I must encourage you: sit at Jesus’ feet, soak up His presence, and learn from Him through reading God’s Word.  Be prepared to share what you have learned, to freely give what you have freely been given.  And when societal boundaries seem to rise up against what you’re doing, cross them.  Like a rebel who hails from a kingdom where your King delights in eliminating the walls that keep us from Him.    

Enjoying this study?  Here's a link to other articles in this series: The Women Who Knew Jesus

[1]Wright, N. T., Bishop of Durham.  “Women’s Service in the Church: The Biblical Basis.”  Conference paper for the Symposium “Men, Women and the Church,” St John’s College, Durham, September 4 , 2004.
[2]Veronica Koperski.  “Women and Discipleship in Luke 10:38-42 and Acts 6:1-7: The Literary Context of Luke-Acts.”  A Feminist Companion to Luke.  ed.
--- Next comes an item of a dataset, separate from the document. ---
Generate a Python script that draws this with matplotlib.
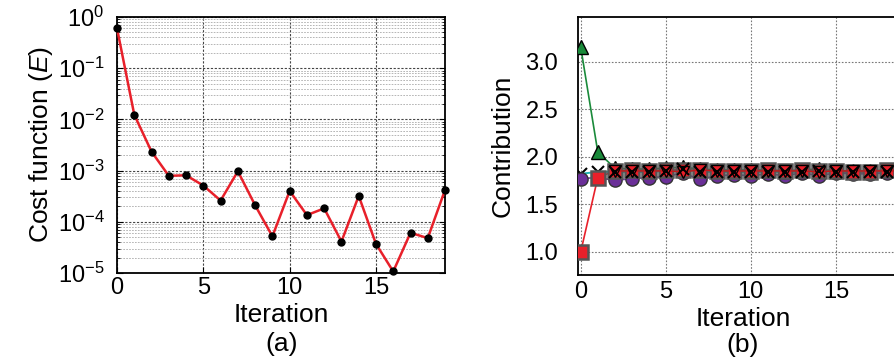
import matplotlib
matplotlib.use("Agg")
import matplotlib.pyplot as plt
from matplotlib import ticker
import numpy as np

plt.rcParams["font.family"] = ["Liberation Sans", "DejaVu Sans"]
plt.rcParams["mathtext.fontset"] = "custom"
plt.rcParams["mathtext.rm"] = "Liberation Sans"
plt.rcParams["mathtext.it"] = "Liberation Sans:italic"

# (a) cost function per iteration
iters = list(range(20))
cost = [0.6, 0.0123, 0.00234, 7.9e-4, 8.1e-4, 5.1e-4, 2.6e-4, 9.7e-4, 2.1e-4, 5.2e-5,
        4.0e-4, 1.35e-4, 1.83e-4, 4.1e-5, 3.2e-4, 3.7e-5, 1.07e-5, 6.1e-5, 4.8e-5, 4.2e-4]
decades = [1e-5, 1e-4, 1e-3, 1e-2, 1e-1, 1e0]
decade_labels = ["10$^{-5}$", "10$^{-4}$", "10$^{-3}$", "10$^{-2}$", "10$^{-1}$", "10$^{0}$"]

# (b) contributions per iteration
purple = [1.77, 1.78, 1.75, 1.77, 1.78, 1.79, 1.83, 1.76, 1.80, 1.81,
          1.80, 1.82, 1.80, 1.83, 1.80, 1.83, 1.82, 1.82, 1.83, 1.83]
red_sq = [1.00, 1.78, 1.85, 1.86, 1.85, 1.86, 1.86, 1.86, 1.85, 1.85,
          1.85, 1.86, 1.85, 1.86, 1.85, 1.85, 1.84, 1.84, 1.86, 1.85]
green = [3.15, 2.05, 1.88, 1.87, 1.87, 1.88, 1.89, 1.87, 1.86, 1.86,
         1.86, 1.86, 1.85, 1.86, 1.87, 1.85, 1.85, 1.85, 1.86, 1.85]
red_v = [1.80, 1.80, 1.85, 1.85, 1.85, 1.85, 1.84, 1.86, 1.85, 1.85,
         1.85, 1.85, 1.85, 1.85, 1.84, 1.85, 1.85, 1.85, 1.85, 1.85]
cross = [1.82, 1.84, 1.84, 1.84, 1.84, 1.85, 1.87, 1.84, 1.84, 1.84,
         1.84, 1.84, 1.84, 1.84, 1.85, 1.84, 1.84, 1.84, 1.84, 1.84]

fig = plt.figure(figsize=(8.94, 3.6), dpi=100)

# ---- (a)
ax1 = fig.add_axes([0.1309, 0.2417, 0.3669, 0.7111])
ax1.plot(iters, cost, color="#e8202a", lw=1.8, marker="o", ms=5,
         mfc="black", mec="black", zorder=3, clip_on=False)
ax1.set_yscale("log")
ax1.set_ylim(1e-5, 1)
ax1.set_xlim(0, 19)
ax1.set_xticks([0, 5, 10, 15])
ax1.set_yticks(decades)
ax1.set_yticklabels(decade_labels)
ax1.yaxis.set_minor_locator(ticker.LogLocator(base=10, subs=np.arange(2, 10), numticks=100))
ax1.yaxis.set_minor_formatter(ticker.NullFormatter())
ax1.grid(True, which="major", color="#444444", ls=(0, (2, 1.5)), lw=0.8)
ax1.grid(True, which="minor", color="#aaaaaa", ls=(0, (2, 1.5)), lw=0.6)
ax1.tick_params(which="both", direction="in", right=True, top=False, labelsize=17)
ax1.tick_params(axis="y", which="major", length=4, pad=9)
ax1.tick_params(axis="x", which="major", length=4, pad=3)
ax1.tick_params(which="minor", length=2)
ax1.set_ylabel("Cost function ($\\it{E}$)", fontsize=19, labelpad=2)
ax1.set_xlabel("Iteration", fontsize=19, labelpad=3)
for s in ax1.spines.values():
    s.set_linewidth(1.3)

# ---- (b)
ax2 = fig.add_axes([0.6462, 0.2361, 0.3706, 0.7167])
ax2.plot(iters, cross, color="#1fb5b5", lw=1.4, marker="x", ms=8,
         mec="black", mew=1.5, zorder=3)
ax2.plot(iters, purple, color="#7a3fa8", lw=1.2, marker="o", ms=9.5,
         mfc="#6a2f98", mec="#333333", zorder=4)
ax2.plot(iters, green, color="#1a8a3a", lw=1.2, marker="^", ms=10,
         mfc="#1a8a3a", mec="black", zorder=4.5)
ax2.plot(iters, red_sq, color="#e8202a", lw=1.2, marker="s", ms=9.5,
         mfc="#e8202a", mec="#555555", mew=1.8, zorder=5)
ax2.plot(iters[2:], red_v[2:], color="#c01818", lw=1.0, marker="v", ms=9,
         mfc="#e8202a", mec="black", zorder=6)
ax2.plot(iters[2:], cross[2:], ls="none", marker="x", ms=8,
         mec="black", mew=1.5, zorder=7)
ax2.set_xlim(-0.18, 19.3)
ax2.set_ylim(0.755, 3.47)
ax2.set_xticks([0, 5, 10, 15])
ax2.set_yticks([1.0, 1.5, 2.0, 2.5, 3.0])
ax2.yaxis.set_major_formatter(ticker.FormatStrFormatter("%.1f"))
ax2.grid(True, color="#777777", ls=(0, (1.5, 1.5)), lw=0.8)
ax2.tick_params(direction="in", labelsize=17, length=0)
ax2.tick_params(axis="y", pad=14)
ax2.tick_params(axis="x", pad=4)
ax2.set_ylabel("Contribution", fontsize=19, labelpad=8)
ax2.set_xlabel("Iteration", fontsize=19, labelpad=3)
for s in ax2.spines.values():
    s.set_linewidth(1.3)

fig.text(0.3145, 0.045, "(a)", fontsize=19, ha="center", va="center")
fig.text(0.831, 0.042, "(b)", fontsize=19, ha="center", va="center")

fig.savefig("out.png", dpi=100)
Amy-Jill Levine with Marianne Blickenstaff, 161-196.  New York: Sheffield Academic Press, 2002, page 183.
[3] Ibid, 195.
[4] Colin Brown, ed., New International Dictionary of New Testament Theology, vol 3 (Grand Rapides: Zondervan, 1986), s.v. “Serve, Deacon, Worship,” by K. Hess.   
[5] Koperski, “Women and Discipleship,” 183.
[6] Ibid, 182.
[7] Carter, Warren. “Getting Martha out of the Kitchen: Luke 10.38-24 Again.”  A Feminist Companion to Luke.  ed. Amy-Jill Levine with Marianne Blickenstaff, 215-231.  New York: Sheffield Academic Press, 2002.  Originally published in CBQ 56 (1996): 264-280, page 222.
[8]Carter, “Getting Martha Out,” 230; Koperski, “Women and Discipleship,” 185.